**TASK GOAL:**
Starting at the first line of the data, print each line verbatim up to and including the line bearing "import plotly.graph_objects as go", omitting pictures.
* START *
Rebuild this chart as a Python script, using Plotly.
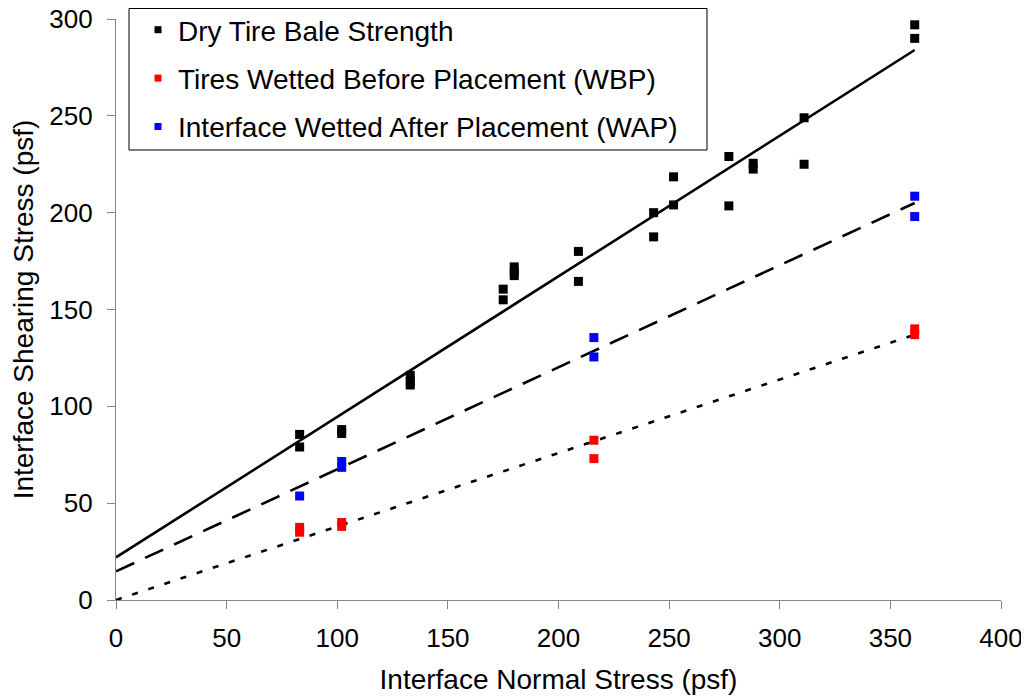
import plotly.graph_objects as go

# ---- data ----
dry_x = [83, 83, 102, 102, 133, 133, 133, 175, 175, 180, 180, 180,
         209, 209, 243, 243, 252, 252, 277, 277, 288, 288, 311, 311, 361, 361]
dry_y = [85.5, 79, 88, 86, 116, 113, 111, 160.5, 155, 172, 169.5, 167.5,
         180, 164.5, 200, 187.5, 218.5, 204, 229, 203.5, 225.5, 222.5, 249, 225, 297, 290]

wbp_x = [83, 83, 102, 102, 216, 216, 361, 361]
wbp_y = [37.5, 35, 40, 38, 82.5, 73, 140, 137]

wap_x = [83, 102, 102, 216, 216, 361, 361]
wap_y = [53.7, 71.5, 68.5, 135.5, 125.5, 208.5, 198]

# fitted trendlines (end points)
fit_x = [0, 361]
fit_dry = [22, 284]
fit_wap = [14.8, 205]
fit_wbp = [0, 137]

names = ["Dry Tire Bale Strength",
         "Tires Wetted Before Placement (WBP)",
         "Interface Wetted After Placement (WAP)"]
colors = ["#000000", "#ff0000", "#0000ff"]

x_ticks = [0, 50, 100, 150, 200, 250, 300, 350, 400]
y_ticks = [0, 50, 100, 150, 200, 250, 300]

FONT = "Liberation Sans, Arial, sans-serif"

# figure geometry (the page adds an 8px body margin)
W, H = 1021, 690
ML, MR, MT, MB = 108, 28, 11, 98
PW, PH = W - ML - MR, H - MT - MB


def px_x(fx):
    return (fx - ML) / PW


def px_y(fy):
    return (H - MB - fy) / PH


fig = go.Figure()

# trendlines
fig.add_trace(go.Scatter(x=fit_x, y=fit_dry, mode="lines", showlegend=False,
                         line=dict(color="black", width=2.6), hoverinfo="skip"))
fig.add_trace(go.Scatter(x=fit_x, y=fit_wap, mode="lines", showlegend=False,
                         line=dict(color="black", width=2.6, dash="20px,12px"), hoverinfo="skip"))
fig.add_trace(go.Scatter(x=fit_x, y=fit_wbp, mode="lines", showlegend=False,
                         line=dict(color="black", width=2.6, dash="6px,11px"), hoverinfo="skip"))

# data points
for xs, ys, nm, c in [(dry_x, dry_y, names[0], colors[0]),
                      (wbp_x, wbp_y, names[1], colors[1]),
                      (wap_x, wap_y, names[2], colors[2])]:
    fig.add_trace(go.Scatter(x=xs, y=ys, mode="markers", name=nm, showlegend=False,
                             marker=dict(symbol="square", size=9, color=c)))

# legend entries (smaller symbols like the reference)
for i, (nm, c) in enumerate(zip(names, colors)):
    fig.add_trace(go.Scatter(x=[None], y=[None], mode="markers", name=nm,
                             legendgroup=f"g{i}", showlegend=True,
                             marker=dict(symbol="square", size=7, color=c)))

axis_common = dict(showgrid=False, zeroline=False, showline=True, automargin=False,
                   linecolor="#868686", linewidth=1.3, ticks="outside",
                   ticklen=8, tickcolor="#868686", tickwidth=1.3,
                   ticklabeloverflow="allow",
                   tickfont=dict(family=FONT, size=26, color="black"))

fig.update_xaxes(range=[0, 400], tickvals=x_ticks, ticktext=[str(v) for v in x_ticks],
                 title=dict(text="Interface Normal Stress (psf)",
                            font=dict(family=FONT, size=28, color="black"), standoff=17),
                 ticklabelstandoff=7, **axis_common)
fig.update_yaxes(range=[0, 300], tickvals=y_ticks, ticktext=[str(v) for v in y_ticks],
                 title=dict(text="Interface Shearing Stress (psf)",
                            font=dict(family=FONT, size=28, color="black"), standoff=10),
                 ticklabelstandoff=9, **axis_common)

# legend frame
fig.add_shape(type="rect", xref="paper", yref="paper",
              x0=px_x(121), x1=px_x(699), y0=px_y(142), y1=px_y(0.5),
              line=dict(color="black", width=1), fillcolor="white", layer="below")

fig.update_layout(
    width=W, height=H,
    margin=dict(l=ML, r=MR, t=MT, b=MB, pad=0, autoexpand=False),
    paper_bgcolor="white", plot_bgcolor="white",
    font=dict(family=FONT, size=28, color="black"),
    showlegend=True,
    legend=dict(x=px_x(130), y=px_y(-3), xanchor="left", yanchor="top",
                bgcolor="rgba(0,0,0,0)", borderwidth=0,
                font=dict(family=FONT, size=28, color="black"),
                traceorder="grouped", tracegroupgap=9,
                itemsizing="trace"),
)

fig.write_html("out.html")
* END *
**RESULT BELOW:**
Rebuild this chart as a Python script, using Plotly.
import plotly.graph_objects as go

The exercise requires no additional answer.